The lawyers of the first woman to face a federal execution since 1953 have asked a judge to delay her execution because they contracted the coronavirus while working on her case.
Lisa Montgomery was found guilty of strangling a pregnant woman from Missouri in 2004 and taking her unborn baby, who survived, according to NBC News. The last woman to be executed by the federal government was Bonnie Heady, who, along with her husband, murdered a child they kidnapped for $600,000 ransom, according to the FBI.
Montgomery’s execution is currently scheduled for Dec. 8 at the Terre Haute Federal Correctional Complex. In filing their request for a delay, Montgomery’s lawyers, Amy Harwell and Kelley Henry, said Attorney General William Barr did not provide any notice before he scheduled the execution.
“On October 16, 2020, Defendant Barr announced — with no notice to Mrs. Montgomery’s lawyers — that he had scheduled her execution for December 8, 2020,” they wrote in the filing. Working her case after Barr’s announcement involved several trips from Nashville, Tennessee, to the Federal Medical Center in Carswell, Texas, where Montgomery is being held.
The lawyers, who now have to quarantine, argue that because of Montgomery’s “several mental disabilities that frequently cause her to lose touch with reality … it is vital that counsel be able to meet with Mrs. Montgomery in person to evaluate her mental status.” Now that they are no longer able to work with Montgomery in person until the end of their quarantine, the lawyers argued that “Barr’s setting of Mrs. Montgomery’s execution date during the height of the pandemic has therefore interfered with Mrs. Montgomery’s statutory right to counsel.”
“Both Harwell and Henry are virtually bed-ridden,” the filing reads. “They both have debilitating fatigue that prevents them from working on Mrs. Montgomery’s clemency application. They have a range of other symptoms as well, including headaches, chills, sweats, gastrointestinal distress, inability to focus, and impaired thinking and judgment.”

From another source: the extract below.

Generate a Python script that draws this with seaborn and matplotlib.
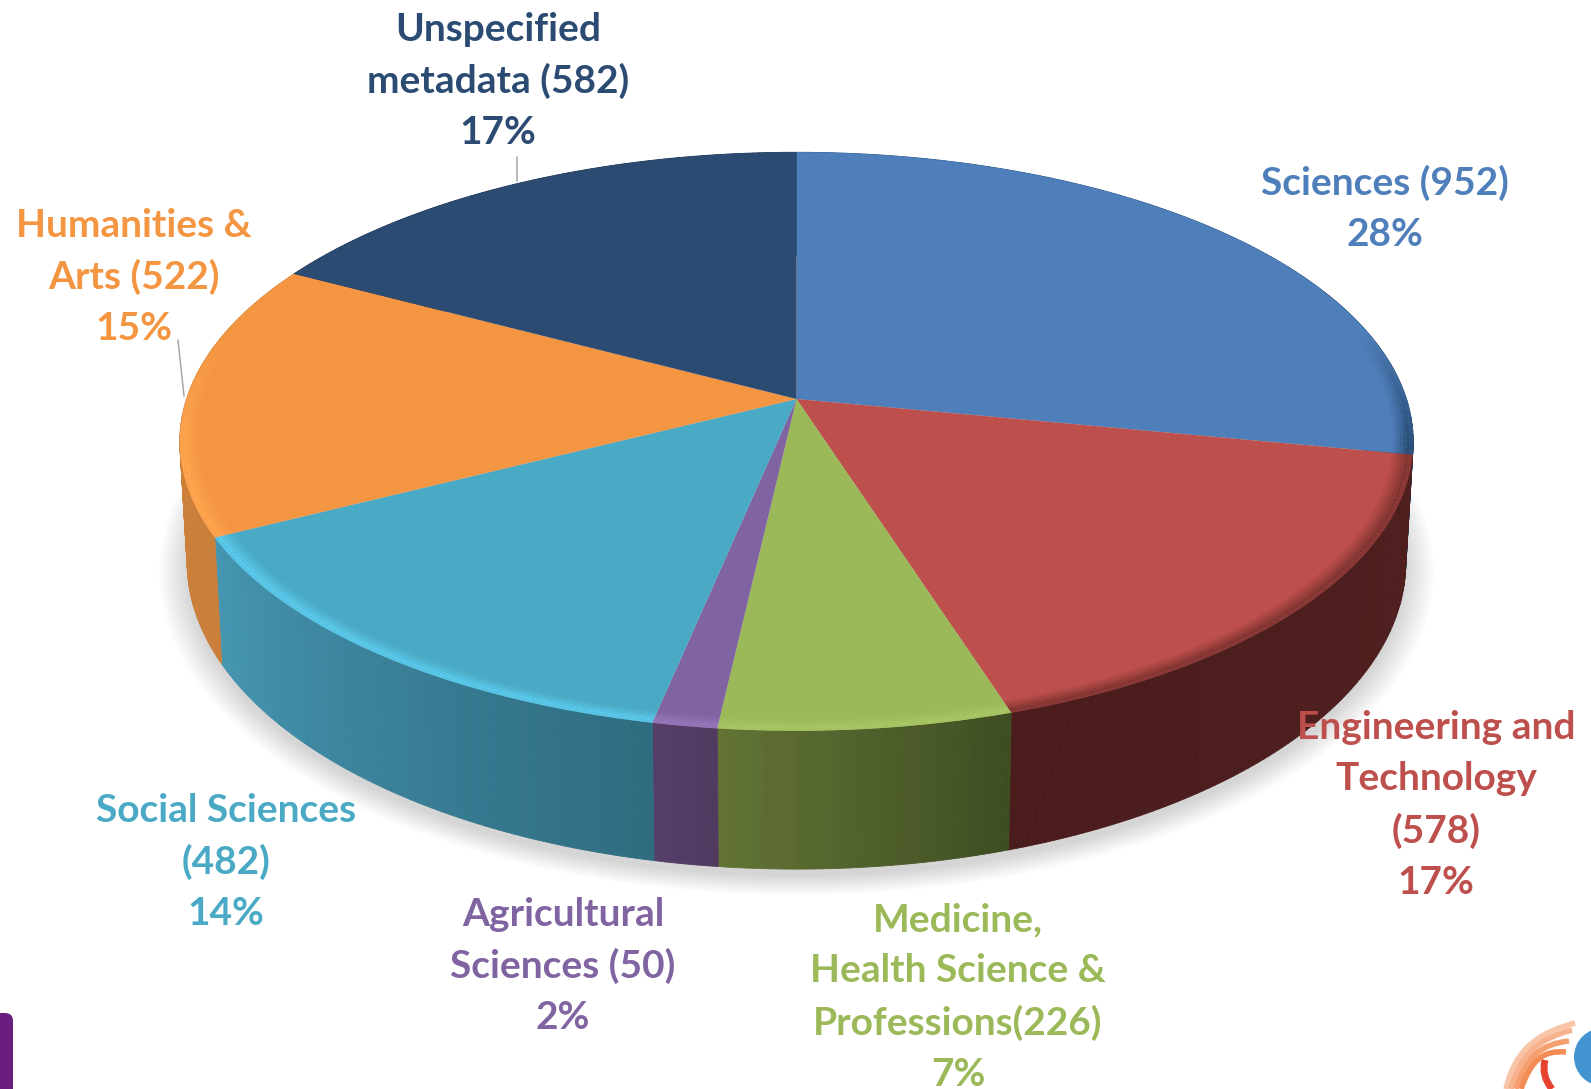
import numpy as np
import matplotlib
matplotlib.use("Agg")
import matplotlib.pyplot as plt
import seaborn as sns
from matplotlib.collections import PolyCollection
from matplotlib.colors import to_rgb
from matplotlib.patches import FancyBboxPatch, Circle, PathPatch
from matplotlib.path import Path
from matplotlib.transforms import Transform

sns.set_theme(style="white")
plt.rcParams["font.family"] = ["Lato", "DejaVu Sans"]

# ---------- data ----------
categories = ["Sciences", "Engineering and Technology", "Medicine, Health Science & Professions",
              "Agricultural Sciences", "Social Sciences", "Humanities & Arts", "Unspecified metadata"]
counts = [952, 578, 226, 50, 482, 522, 582]
percents = [28, 17, 7, 2, 14, 15, 17]
label_texts = ["Sciences (952)\n28%",
               "Engineering and\nTechnology\n(578)\n17%",
               "Medicine,\nHealth Science &\nProfessions(226)\n7%",
               "Agricultural\nSciences (50)\n2%",
               "Social Sciences\n(482)\n14%",
               "Humanities &\nArts (522)\n15%",
               "Unspecified\nmetadata (582)\n17%"]
top_colors = ["#4f7fba", "#bd4f4c", "#9bb958", "#8064a2", "#4aa9c4", "#f49542", "#2b4b73"]
wall_start = ["#2f5d90", "#4f1f1e", "#3f4e22", "#503a60", "#2f6c80", "#c97f3a", "#1d3350"]
wall_end = ["#24486f", "#4a1d1c", "#627335", "#553e68", "#4596b2", "#d0843c", "#1d3350"]
rim_colors = ["#27486f", "#7d3331", "#a9c765", "#9c7cc0", "#5ccbee", "#ffa64f", "#2c4d75"]
label_xy = [(1385, 208), (1436, 805), (958, 997), (563, 966), (226, 862), (134, 277), (498, 81)]

# ---------- geometry of the tilted disc (pixels) ----------
W, H = 1591, 1089
CX, CY = 796.5, 399.0
A, B, K = 283.0, 610.0, 0.147
DEPTH, BOTTOM_X = 118.0, 0.988


def project(x, y, drop=0.0, xs=1.0):
    d = 1 + K * np.asarray(y)
    return CX + xs * B * np.asarray(x) / d, CY - A * np.asarray(y) / d + drop / d


class Perspective(Transform):
    input_dims = output_dims = 2
    is_separable = False
    has_inverse = False

    def transform_non_affine(self, values):
        v = np.asarray(values)
        return np.column_stack(project(v[:, 0], v[:, 1]))


fig = plt.figure(figsize=(W / 100, H / 100), dpi=100, facecolor="white")
ax = fig.add_axes([0, 0, 1, 1])

edges = 90 - 360 * np.concatenate([[0], np.cumsum(counts)]) / np.sum(counts)
theta = np.radians(np.linspace(0, 360, 721))

# soft shadow under the disc
for s in np.linspace(0.045, 0.0, 14):
    sx, sy = project((1 + s) * np.cos(theta), (1 + s) * np.sin(theta), DEPTH + 6, BOTTOM_X)
    ax.fill(sx, sy, color="#808080", alpha=0.024, lw=0, zorder=1)

# side wall, shaded along the rim
for i in range(len(counts)):
    t = np.radians(np.linspace(edges[i], edges[i + 1], max(4, int(abs(edges[i + 1] - edges[i]) * 1.5))))
    c0, c1 = np.array(to_rgb(wall_start[i])), np.array(to_rgb(wall_end[i]))
    polys, cols = [], []
    for j in range(len(t) - 1):
        xa, ya = project(np.cos(t[j:j + 2]), np.sin(t[j:j + 2]))
        xb, yb = project(np.cos(t[j:j + 2]), np.sin(t[j:j + 2]), DEPTH, BOTTOM_X)
        polys.append(np.column_stack([np.r_[xa, xb[::-1]], np.r_[ya, yb[::-1]]]))
        cols.append(c0 + (c1 - c0) * j / max(1, len(t) - 2))
    ax.add_collection(PolyCollection(polys, facecolors=cols, edgecolors=cols, linewidths=0.6, zorder=2))

# top face
ax.pie(counts, colors=top_colors, startangle=90, counterclock=False, radius=1,
       wedgeprops=dict(transform=Perspective() + ax.transData, linewidth=0, zorder=3))

# bevel along the front of the rim, fading out towards the back
radii = np.linspace(0.968, 1.0, 7)
alphas = [0.12, 0.3, 0.5, 0.75, 0.95, 0.85]
for i in range(len(counts)):
    t = np.radians(np.linspace(edges[i], edges[i + 1], 80))
    rgb = to_rgb(rim_colors[i])
    for r0, r1, al in zip(radii[:-1], radii[1:], alphas):
        polys, cols = [], []
        for j in range(len(t) - 1):
            seg = t[j:j + 2]
            fade = np.clip((0.25 - np.sin(seg.mean())) / 0.4, 0, 1)
            if fade <= 0:
                continue
            xa, ya = project(r0 * np.cos(seg), r0 * np.sin(seg))
            xb, yb = project(r1 * np.cos(seg), r1 * np.sin(seg))
            polys.append(np.column_stack([np.r_[xa, xb[::-1]], np.r_[ya, yb[::-1]]]))
            cols.append((*rgb, al * fade))
        if polys:
            ax.add_collection(PolyCollection(polys, facecolors=cols, edgecolors="none", zorder=4))

# leader lines
ax.plot([516.5, 516.5], [157, 181], color="#a6a6a6", lw=1.1, zorder=5)
ax.plot([178, 184], [340, 396], color="#a6a6a6", lw=1.1, zorder=5)

# labels
for txt, (lx, ly), col in zip(label_texts, label_xy, top_colors):
    ax.text(lx, ly, txt, color=col, fontsize=28, fontweight="bold", ha="center", va="center",
            linespacing=1.55, zorder=6, clip_on=False)

# slide decorations at the bottom edge
ax.add_patch(FancyBboxPatch((-20, 1013), 33, 110, boxstyle="round,pad=0,rounding_size=8",
                            fc="#6a1f7e", ec="#6a1f7e", lw=0, zorder=6, mutation_aspect=1))
ax.add_patch(Circle((1603, 1057), 29, fc="#4494d2", ec="none", zorder=6))
arc_ends = [(1575, 1023), (1572, 1030), (1569, 1041), (1566, 1052)]
arc_cols = ["#f9c5a8", "#f7b18c", "#f59f70", "#f48d55"]
for k, (end, col) in enumerate(zip(arc_ends, arc_cols)):
    p = Path([(1506 + k * 5, 1089), (1516 + k * 5, 1046 + k * 5), (1542, 1032 + k * 6), end],
             [Path.MOVETO, Path.CURVE4, Path.CURVE4, Path.CURVE4])
    ax.add_patch(PathPatch(p, fc="none", ec=col, lw=4, zorder=6))
p = Path([(1545, 1060), (1541, 1076), (1552, 1089)], [Path.MOVETO, Path.CURVE3, Path.CURVE3])
ax.add_patch(PathPatch(p, fc="none", ec="#e5432f", lw=5, zorder=6))

ax.set_xlim(0, W)
ax.set_ylim(H, 0)
ax.set_aspect("auto")
ax.axis("off")
fig.savefig("out.png", dpi=100, facecolor="white")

A hearing in district court is scheduled for Monday so both sides can make their arguments.
More than 1,000 advocated have signed letters and sent them to various figures in the federal government, arguing that Montgomery’s mental illness, history of being abused, and her experience being sexually trafficked as a child make the death penalty an inappropriate order, according to NBC News.
“Although Lisa committed terrible crimes, her lifetime of extreme suffering and abuse weighs heavily in favor of clemency,” 41 U.S. attorneys, assistant attorneys, and other prosecutors wrote in a letter to President Trump. “You alone have the power to grant her mercy and spare her life, and we urge you to do so.”